A Saddle‑Shaped OBO‑Doped Nanographene: Facile Synthesis, Adaptive Double‑Layer Assembly, and Enhanced Lewis Acidity

Abstract

Current OBO-doped nanographenes (NGs) are predominantly planar, and the precise synthesis of curved OBO-doped NGs remains a challenge owing to their limited thermodynamic stability. Herein, we report a two-step synthesis of the first saddle‑shaped OBO-doped NGs (1a-1c) built upon a corannulene core. Pristine 1a exhibits reversible thermo-responsive behavior characteristic of a lower critical solution temperature (LCST)-type response. Single-crystal X-ray diffraction analysis combined with theoretical calculations reveal that these nanographenes adopt a saddle geometry. Notably, the incorporation of bulky triisopropylphenyl (TIPP) groups not only imporves thermodynamic stability but also enables 1c to form ordered, adaptive bilayer assemblies in the solid state, inducing dramatic flattening of the corannulene core—a rare example of structure adaptation driven by supramolecular assembly rather than intramolecular steric effects.
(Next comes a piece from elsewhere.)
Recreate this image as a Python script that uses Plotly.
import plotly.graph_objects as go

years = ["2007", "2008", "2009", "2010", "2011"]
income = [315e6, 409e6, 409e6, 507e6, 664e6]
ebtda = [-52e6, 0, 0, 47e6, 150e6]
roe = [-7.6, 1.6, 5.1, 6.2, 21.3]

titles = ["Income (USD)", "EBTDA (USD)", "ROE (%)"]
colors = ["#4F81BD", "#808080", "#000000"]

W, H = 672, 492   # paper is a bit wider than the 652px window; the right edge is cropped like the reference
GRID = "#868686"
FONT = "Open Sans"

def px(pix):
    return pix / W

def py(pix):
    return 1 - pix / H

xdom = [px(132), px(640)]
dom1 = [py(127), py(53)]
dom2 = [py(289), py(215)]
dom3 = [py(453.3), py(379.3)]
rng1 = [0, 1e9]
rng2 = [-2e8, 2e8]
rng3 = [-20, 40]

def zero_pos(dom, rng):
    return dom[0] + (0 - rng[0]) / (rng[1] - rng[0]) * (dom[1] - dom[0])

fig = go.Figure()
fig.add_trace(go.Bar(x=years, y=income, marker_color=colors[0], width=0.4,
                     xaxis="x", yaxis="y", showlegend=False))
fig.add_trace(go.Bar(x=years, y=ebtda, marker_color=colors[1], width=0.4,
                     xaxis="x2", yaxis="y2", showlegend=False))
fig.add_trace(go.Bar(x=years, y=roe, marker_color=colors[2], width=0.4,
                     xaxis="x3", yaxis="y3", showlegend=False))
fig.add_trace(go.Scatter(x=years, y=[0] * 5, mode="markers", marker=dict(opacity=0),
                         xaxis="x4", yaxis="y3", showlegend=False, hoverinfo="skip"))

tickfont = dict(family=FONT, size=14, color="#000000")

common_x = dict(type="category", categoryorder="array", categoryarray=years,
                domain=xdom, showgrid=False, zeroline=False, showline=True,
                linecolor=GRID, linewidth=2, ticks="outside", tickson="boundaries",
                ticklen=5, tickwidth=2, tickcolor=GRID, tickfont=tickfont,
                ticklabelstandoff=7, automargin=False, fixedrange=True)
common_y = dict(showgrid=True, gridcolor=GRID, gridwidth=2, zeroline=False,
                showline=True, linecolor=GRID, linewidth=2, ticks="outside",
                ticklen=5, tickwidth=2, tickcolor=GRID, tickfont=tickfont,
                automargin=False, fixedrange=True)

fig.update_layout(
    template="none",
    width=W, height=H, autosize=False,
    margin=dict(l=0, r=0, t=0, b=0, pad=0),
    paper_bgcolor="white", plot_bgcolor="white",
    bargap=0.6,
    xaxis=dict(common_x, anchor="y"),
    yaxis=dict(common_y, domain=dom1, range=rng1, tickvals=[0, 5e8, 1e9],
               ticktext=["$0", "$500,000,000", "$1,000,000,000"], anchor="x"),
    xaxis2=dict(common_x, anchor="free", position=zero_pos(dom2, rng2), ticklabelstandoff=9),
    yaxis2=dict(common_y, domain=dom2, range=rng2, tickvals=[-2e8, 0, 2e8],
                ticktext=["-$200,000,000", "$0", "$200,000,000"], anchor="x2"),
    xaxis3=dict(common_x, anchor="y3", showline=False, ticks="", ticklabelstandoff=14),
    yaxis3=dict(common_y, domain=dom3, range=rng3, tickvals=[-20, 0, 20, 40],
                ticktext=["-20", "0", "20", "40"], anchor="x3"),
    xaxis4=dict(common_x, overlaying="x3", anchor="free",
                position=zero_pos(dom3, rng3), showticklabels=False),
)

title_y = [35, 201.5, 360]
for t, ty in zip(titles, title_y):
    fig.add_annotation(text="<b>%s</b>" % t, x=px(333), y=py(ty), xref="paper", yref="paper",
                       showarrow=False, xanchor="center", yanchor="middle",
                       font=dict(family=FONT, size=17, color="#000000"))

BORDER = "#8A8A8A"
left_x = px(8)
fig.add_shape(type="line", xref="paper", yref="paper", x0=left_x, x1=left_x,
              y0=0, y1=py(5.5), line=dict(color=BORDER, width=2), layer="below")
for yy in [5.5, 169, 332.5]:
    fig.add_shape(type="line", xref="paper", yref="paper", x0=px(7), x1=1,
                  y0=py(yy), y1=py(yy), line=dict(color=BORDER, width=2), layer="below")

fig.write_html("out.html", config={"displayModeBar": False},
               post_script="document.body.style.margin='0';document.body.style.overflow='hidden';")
Crystallographic analyses further demonstrate that such geometric distortion increases the accessibility of boron centers. Consequently, the saddle-shaped topology imparts significantly enhanced Lewis acidity to these NGs, facilitating the first crystallographically characterized dual methanol coordination on the concave surface of a boron-doped nanographene. This work introduces a unique topological scaffold combining non-planarity, multi-heteroatom doping, and bilayer assembly, expanding the family of heteroatom-doped NGs with novel topologies.